5V will be pulled directly from 5V supply

The chip you are concerned about getting warm I believe is your 3.3V regulator.

I would ensure your transistor has some resistors to ensure you are not drawing more current than required from the 3.3V supply

If that is all good then I will remind you of a few things

  1. The board you have is a clone (I use them... but they can be dubious)
  2. The ESP8266 requires a certain amount of current to run which will cause the chip in question to generate heat all on its own
  3. The chip in question appears to be an LDO which will mean going from 5v to 3.3v is done by turning the excess voltage into heat.

I couldn't find an exact Datasheet but I am led to believe that the chip is a clone of this

https://www.sunrom.com/download/670.pdf

Which I found on this store page

https://www.sunrom.com/p/rt9193-33gb-rt9193-33pb-sot23-5-300ma-ldo

And here is a wiki entry incase you are curious about Voltage Regulators and the such

https://en.wikipedia.org/wiki/Low-dropout_regulator

[–] [email protected] 1 points 2 months ago (1 children)

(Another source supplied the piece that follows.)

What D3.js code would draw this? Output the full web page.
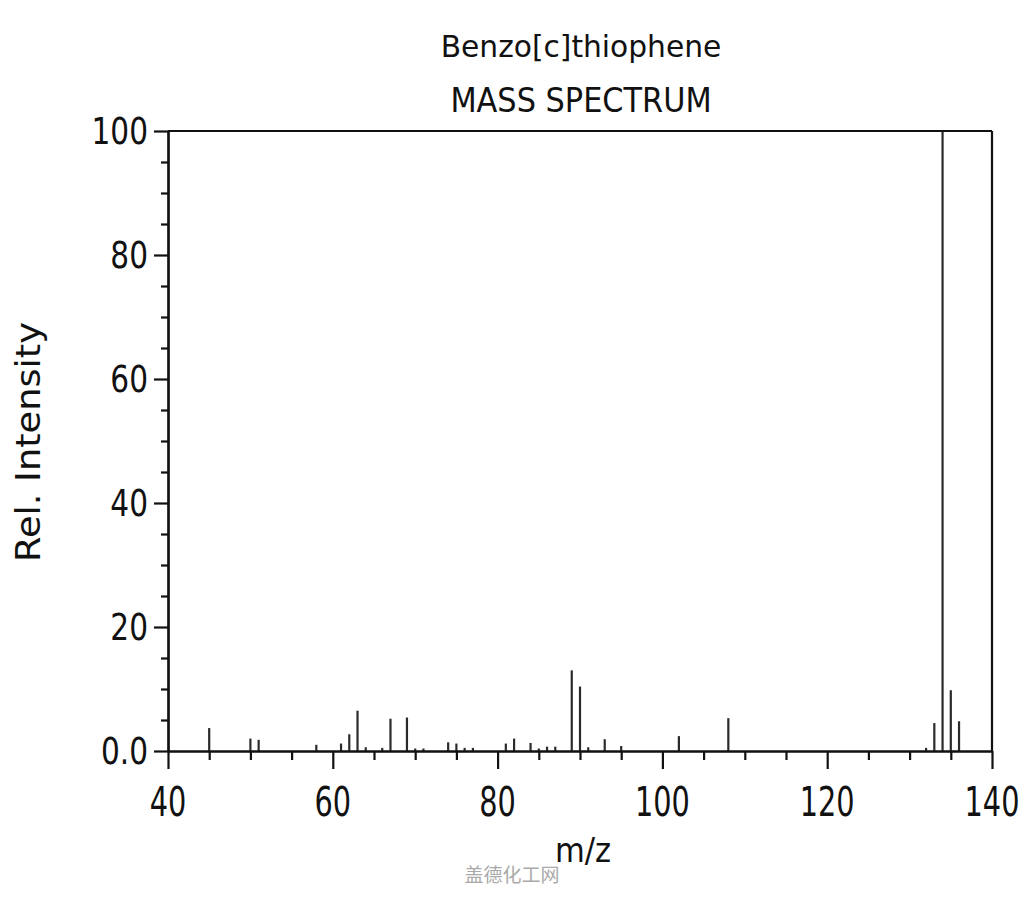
<!DOCTYPE html>
<html><head><meta charset="utf-8">
<script src="https://cdn.jsdelivr.net/npm/d3@7"></script>
<style>body{margin:0;background:#fff}svg{display:block}text{font-family:"DejaVu Sans",sans-serif;fill:#111}</style>
</head><body>
<script>
const titleLines = ["Benzo[c]thiophene", "MASS SPECTRUM"];
const xLabel = "m/z";
const yLabel = "Rel. Intensity";
const mz = [45,50,51,58,61,62,63,64,66,67,69,70,71,74,75,76,77,81,82,84,85,86,87,89,90,91,93,95,102,108,132,133,134,135,136];
const intensity = [3.7,2.0,1.8,1.0,1.2,2.7,6.5,0.6,0.5,5.2,5.4,0.4,0.4,1.4,1.2,0.5,0.5,1.2,2.0,1.3,0.4,0.7,0.7,13.0,10.4,0.6,1.9,0.8,2.4,5.3,0.5,4.5,100,9.8,4.8];
const xMajorTicks = [40,60,80,100,120,140];
const xTickLabels = ["40","60","80","100","120","140"];
const yMajorTicks = [0,20,40,60,80,100];
const yTickLabels = ["0.0","20","40","60","80","100"];
const watermark = "盖德化工网";

const W = 1024, H = 900;
const svg = d3.select("body").append("svg").attr("width", W).attr("height", H);
const x = d3.scaleLinear().domain([40,140]).range([168,992]);
const y = d3.scaleLinear().domain([0,100]).range([751,131]);

// spikes
svg.append("g").selectAll("line").data(mz).join("line")
  .attr("x1", d => x(d)).attr("x2", d => x(d))
  .attr("y1", y(0)).attr("y2", (d,i) => y(intensity[i]))
  .attr("stroke", "#2a2a2a").attr("stroke-width", 2.2);

// x axis
const xMinor = d3.range(40, 141, 5).filter(v => !xMajorTicks.includes(v));
const gx = svg.append("g").attr("transform", `translate(0,${y(0)})`);
gx.call(d3.axisBottom(x).tickValues(xMinor).tickSize(9).tickFormat("").tickSizeOuter(0));
const gx2 = svg.append("g").attr("transform", `translate(0,${y(0)})`);
gx2.call(d3.axisBottom(x).tickValues(xMajorTicks).tickSize(18).tickFormat("").tickSizeOuter(0));
// y axis
const yMinor = d3.range(0, 101, 5).filter(v => !yMajorTicks.includes(v));
const gy = svg.append("g").attr("transform", `translate(${x(40)},0)`);
gy.call(d3.axisLeft(y).tickValues(yMinor).tickSize(7).tickFormat("").tickSizeOuter(0));
const gy2 = svg.append("g").attr("transform", `translate(${x(40)},0)`);
gy2.call(d3.axisLeft(y).tickValues(yMajorTicks).tickSize(14).tickFormat("").tickSizeOuter(0));
svg.selectAll(".domain, .tick line").attr("stroke", "#111").attr("stroke-width", 2.2);

// frame top & right
svg.append("line").attr("x1", x(40)).attr("x2", x(140)).attr("y1", y(100)).attr("y2", y(100)).attr("stroke","#111").attr("stroke-width",2.2);
svg.append("line").attr("x1", x(140)).attr("x2", x(140)).attr("y1", y(100)).attr("y2", y(0)).attr("stroke","#111").attr("stroke-width",2.2);

// tick labels
xMajorTicks.forEach((v,i) => {
  svg.append("text").attr("transform", `translate(${x(v)},816) scale(0.72,1)`)
    .attr("text-anchor","middle").attr("font-size", 40).text(xTickLabels[i]);
});
yMajorTicks.forEach((v,i) => {
  svg.append("text").attr("transform", `translate(148,${y(v)+13}) scale(0.8,1)`)
    .attr("text-anchor","end").attr("font-size", 37).text(yTickLabels[i]);
});

// titles
svg.append("text").attr("transform", "translate(581,57) scale(0.99,1.03)").attr("text-anchor","middle").attr("font-size", 30).text(titleLines[0]);
svg.append("text").attr("transform", "translate(581,112) scale(0.98,1.06)").attr("text-anchor","middle").attr("font-size", 31).text(titleLines[1]);

// axis labels
svg.append("text").attr("transform", `translate(583,862) scale(0.9,1)`).attr("text-anchor","middle").attr("font-size", 34).text(xLabel);
svg.append("text").attr("transform", `translate(40,442) rotate(-90) scale(1.05,0.95)`).attr("text-anchor","middle").attr("font-size", 35).text(yLabel);

// watermark
svg.append("text").attr("x", 512).attr("y", 882).attr("text-anchor","middle").attr("font-size", 19)
  .style("font-family", "'Noto Sans CJK SC', sans-serif").style("fill", "#aaa").text(watermark);
</script>
</body></html>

If I'm reading the part number right that regulator is rated for a current limit of 400mA At 5v that's 2 watts.

[–] [email protected] 0 points 2 months ago (1 children)

Two stupid questions:

1.) why is there a 5V regular for a USB plug that's supposed to be 5V only?

2.) will this regulator output more than 2W and burn itself out or is there a self limiting thingy? The 3W from the wall include power supply and board, so 2W don't seem too far off.

[–] [email protected] 1 points 2 months ago
  1. It helps ensure that levels between 2.5v and 5.5v can be fed to the controller without breaking anything. For some cheaper power supplies you might get a voltage drop when starting to pull load, this will clean that up and prevent the voltage from dropping too low for the microcontroller.

  2. If I'm reading the correct datasheet I can see it is current limiting so it should shutdown when overdrawn.